I retreat back into my sleeping bag, staring at the ceiling of the tent, contemplating what I’m doing on the side of the Grand Teton with complete strangers.

About a month prior to that night, I got a phone call from Big City Mountaineers (BCM) inviting me to climb the Grand Teton as a participant in their Summit for Someone program. BCM, based in Golden, aims to instill leadership and confidence in under-served youth by sending them on wilderness experiences.

I couldn’t pass up the opportunity to climb one of the U.S.’s most iconic peaks on behalf of a child’s opportunity to get outside. The climb itself would be new territory for me. I’ve always loved being outdoors, and I’ve scrambled plenty of Colorado’s toughest peaks, but I also have a healthy fear of heights.

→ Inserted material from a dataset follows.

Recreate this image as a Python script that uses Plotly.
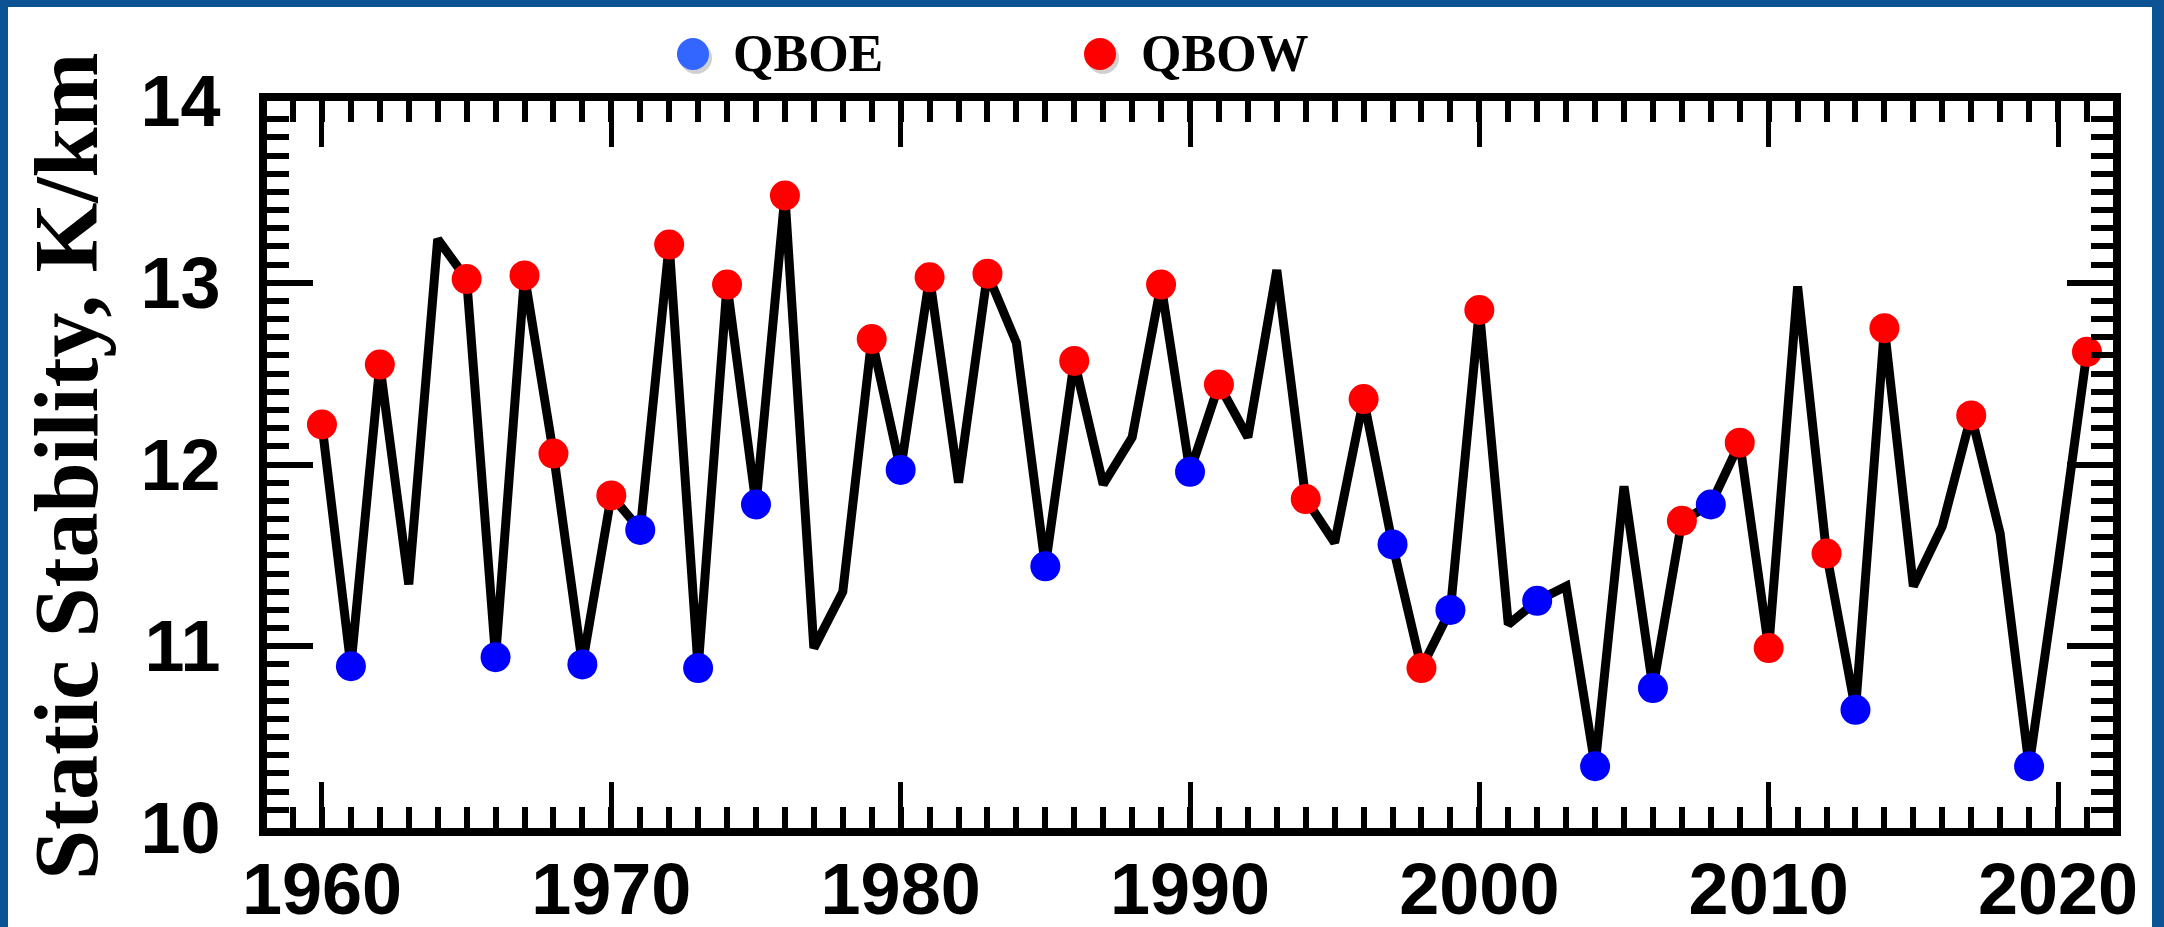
import plotly.graph_objects as go

years = [1960, 1961, 1962, 1963, 1964, 1965, 1966, 1967, 1968, 1969,
         1970, 1971, 1972, 1973, 1974, 1975, 1976, 1977, 1978, 1979,
         1980, 1981, 1982, 1983, 1984, 1985, 1986, 1987, 1988, 1989,
         1990, 1991, 1992, 1993, 1994, 1995, 1996, 1997, 1998, 1999,
         2000, 2001, 2002, 2003, 2004, 2005, 2006, 2007, 2008, 2009,
         2010, 2011, 2012, 2013, 2014, 2015, 2016, 2017, 2018, 2019,
         2020, 2021]

stability = [12.22, 10.89, 12.55, 11.34, 13.24, 13.02, 10.94, 13.04, 12.06, 10.90,
             11.83, 11.64, 13.21, 10.88, 12.99, 11.78, 13.48, 10.99, 11.30, 12.69,
             11.97, 13.03, 11.90, 13.05, 12.67, 11.44, 12.57, 11.89, 12.15, 12.99,
             11.96, 12.44, 12.15, 13.07, 11.81, 11.57, 12.36, 11.56, 10.88, 11.20,
             12.85, 11.12, 11.25, 11.33, 10.34, 11.88, 10.77, 11.69, 11.78, 12.12,
             10.99, 12.98, 11.51, 10.65, 12.75, 11.33, 11.66, 12.27, 11.62, 10.34,
             11.45, 12.62]

# QBO phase per year: "W" = westerly (QBOW), "E" = easterly (QBOE), "" = neutral
phase = ["W", "E", "W", "", "", "W", "E", "W", "W", "E",
         "W", "E", "W", "E", "W", "E", "W", "", "", "W",
         "E", "W", "", "W", "", "E", "W", "", "", "W",
         "E", "W", "", "", "W", "", "W", "E", "W", "E",
         "W", "", "E", "", "E", "", "E", "W", "E", "W",
         "W", "", "W", "E", "W", "", "", "W", "", "E",
         "", "W"]

legend_labels = ["QBOE", "QBOW"]
x_ticks = [1960, 1970, 1980, 1990, 2000, 2010, 2020]
y_ticks = [10, 11, 12, 13, 14]

W, H = 2164, 927
L, R, T, B = 267, 51, 101, 99
PW, PH = W - L - R, H - T - B

def px_x(px):
    return (px - L) / PW

def px_y(py):
    return (H - B - py) / PH

e_x = [y for y, p in zip(years, phase) if p == "E"]
e_v = [v for v, p in zip(stability, phase) if p == "E"]
w_x = [y for y, p in zip(years, phase) if p == "W"]
w_v = [v for v, p in zip(stability, phase) if p == "W"]

fig = go.Figure()
fig.add_trace(go.Scatter(x=years, y=stability, mode="lines",
                         line=dict(color="black", width=9),
                         showlegend=False, hoverinfo="skip"))
fig.add_trace(go.Scatter(x=e_x, y=e_v, mode="markers", name=legend_labels[0],
                         marker=dict(color="#0000ff", size=30, line=dict(width=0)),
                         showlegend=False))
fig.add_trace(go.Scatter(x=w_x, y=w_v, mode="markers", name=legend_labels[1],
                         marker=dict(color="#ff0000", size=30, line=dict(width=0)),
                         showlegend=False))

tickfont = dict(family="Liberation Sans, Arial, sans-serif", size=72, color="black", weight="bold")

fig.update_xaxes(range=[1958.1, 2021.9], showgrid=False, zeroline=False, automargin=False,
                 showline=True, linecolor="black", linewidth=8, mirror="allticks",
                 ticks="inside", ticklen=46, tickwidth=5, tickcolor="black",
                 tickvals=x_ticks, ticktext=[str(v) for v in x_ticks],
                 tickfont=tickfont, ticklabelstandoff=-8,
                 minor=dict(ticks="inside", ticklen=21, tickwidth=6, tickcolor="black",
                            dtick=1, tick0=1960, showgrid=False))
fig.update_yaxes(range=[10, 14], showgrid=False, zeroline=False, automargin=False,
                 showline=True, linecolor="black", linewidth=8, mirror="allticks",
                 ticks="inside", ticklen=46, tickwidth=6, tickcolor="black",
                 tickvals=y_ticks, ticktext=[str(v) for v in y_ticks],
                 tickfont=tickfont, ticklabelstandoff=24,
                 minor=dict(ticks="inside", ticklen=22, tickwidth=6, tickcolor="black",
                            dtick=0.1, tick0=10, showgrid=False))

border = "#0b5394"
band = dict(type="rect", xref="paper", yref="paper", layer="above", line=dict(width=0))
shapes = [
    # keep the very bottom strip white
    dict(band, fillcolor="white", x0=px_x(-5), x1=px_x(W + 5),
         y0=px_y(H + 20), y1=px_y(H - 5)),
    dict(band, fillcolor=border, x0=px_x(-5), x1=px_x(8), y0=px_y(H + 5), y1=px_y(-5)),
    dict(band, fillcolor=border, x0=px_x(2152), x1=px_x(W + 5), y0=px_y(H + 5), y1=px_y(-5)),
    dict(band, fillcolor=border, x0=px_x(-5), x1=px_x(W + 5), y0=px_y(7), y1=px_y(-5)),
]
# legend symbols with soft shadow
for cx, col in [(693, "#3366ff"), (1100, "#ff0000")]:
    shapes.append(dict(type="circle", xref="paper", yref="paper", xsizemode="pixel", ysizemode="pixel",
                       xanchor=px_x(cx + 3), yanchor=px_y(58), x0=-16, x1=16, y0=-16, y1=16,
                       fillcolor="rgba(120,120,120,0.35)", line=dict(width=0)))
    shapes.append(dict(type="circle", xref="paper", yref="paper", xsizemode="pixel", ysizemode="pixel",
                       xanchor=px_x(cx), yanchor=px_y(54), x0=-16, x1=16, y0=-16, y1=16,
                       fillcolor=col, line=dict(width=0)))

serif = "Liberation Serif, Times New Roman, serif"
annotations = [
    dict(text="Static Stability, K/km", xref="paper", yref="paper",
         x=px_x(67), y=px_y(466), xanchor="center", yanchor="middle", textangle=-90,
         showarrow=False, font=dict(family=serif, size=90, color="black", weight="bold")),
    dict(text=legend_labels[0], xref="paper", yref="paper", x=px_x(731), y=px_y(54),
         xanchor="left", yanchor="middle", showarrow=False,
         font=dict(family=serif, size=52, color="black", weight="bold")),
    dict(text=legend_labels[1], xref="paper", yref="paper", x=px_x(1139), y=px_y(54),
         xanchor="left", yanchor="middle", showarrow=False,
         font=dict(family=serif, size=52, color="black", weight="bold")),
]

fig.update_layout(width=W, height=H, margin=dict(l=L, r=R, t=T, b=B, autoexpand=False),
                  paper_bgcolor="white", plot_bgcolor="white",
                  shapes=shapes, annotations=annotations, showlegend=False)

fig.write_html("out.html", config={"displayModeBar": False},
               post_script="document.documentElement.style.background='white';"
                           "document.body.style.background='white';"
                           "document.body.style.margin='0px';document.body.style.overflow='hidden';")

The Summit for Someone climb up the Grand Teton is guided each year by Jackson Hole Mountain Guides. The day we set out, our team consisted of three men who all participated in raising money for BCM, two guides and me, a journalist and photographer. We’d opted to take the slightly tougher Pownall-Gilkey route up the peak, which contains three pitches, or sections of roped climbing. Although I’ve been rock climbing for nearly four years, I had never strung together more than one rope-length at a time, much less on the side of a steep, 13,776-foot mountain.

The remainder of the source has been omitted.